15 de fevereiro de 2005


Trabalho e tédio


Procurar um trabalho pelo salário é uma preocupação comum a quase todos os habitantes dos países civilizados; o trabalho é para eles um meio, deixou de ser um fim em si; por isso são pouco apurados na sua escolha de trabalho, desde que colham um grande lucro. Mas há naturezas mais exigentes, que preferem perecer a trabalhar sem alegria: são pessoas seletivas, que não se contentam com pouco e a quem um ganho abundante não satisfará se não virem no trabalho o ganho dos ganhos.
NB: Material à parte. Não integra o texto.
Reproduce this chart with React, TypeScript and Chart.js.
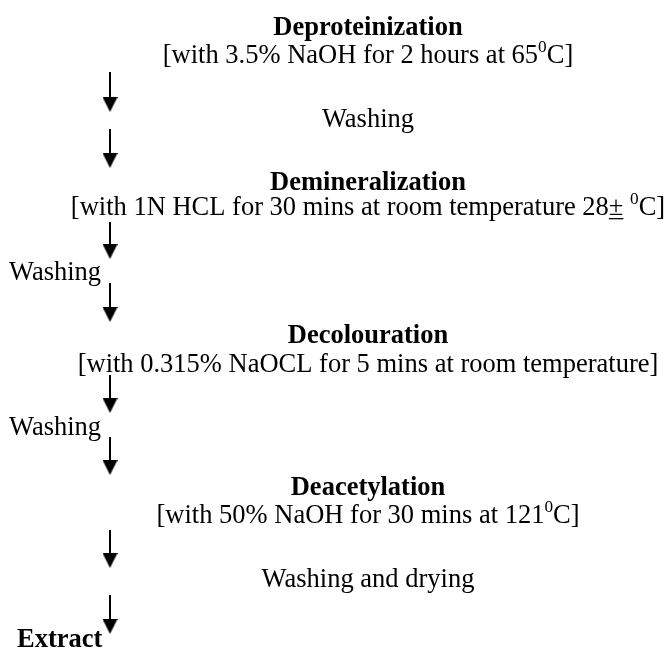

Os artistas e os contemplativos de todas as espécies fazem parte dessa categoria humana rara, mas também esses ociosos que passam sua existência a caçar ou viajar, a ocupar-se em aventuras galantes ou a correr aventuras. Todos procuram o trabalho e a necessidade na medida em que possam estar ligados ao prazer e, se necessário, até o pior e mais duro trabalho. Mas, saídos daí, são de uma indolência, mesmo se esta lhe cause a ruína, a desonra, perigos de morte ou de doença. Receiam menos o tédio do que um trabalho sem prazer: é preciso mesmo que se entediem muito para que o seu trabalho resulte. Para o pensador e todos os espíritos inventivos, o tédio vem a ser esta desagradável "calma" da alma que precede o cruzeiro feliz, os ventos alegres; é preciso que ele suporte em si esta calma, esperando o seu efeito. É precisamente isso que as naturezas menores não podem obter de si! Expulsar o tédio de qualquer modo é vulgar, assim como trabalhar sem prazer. Talvez o que distingue o asiático do europeu é capacidade do primeiro de um repouso mais demorado e mais profundo; mesmo os seus narcóticos agem lentamente e exigem paciência, ao contrário do veneno europeu, o álcool, de uma rapidez repugnante.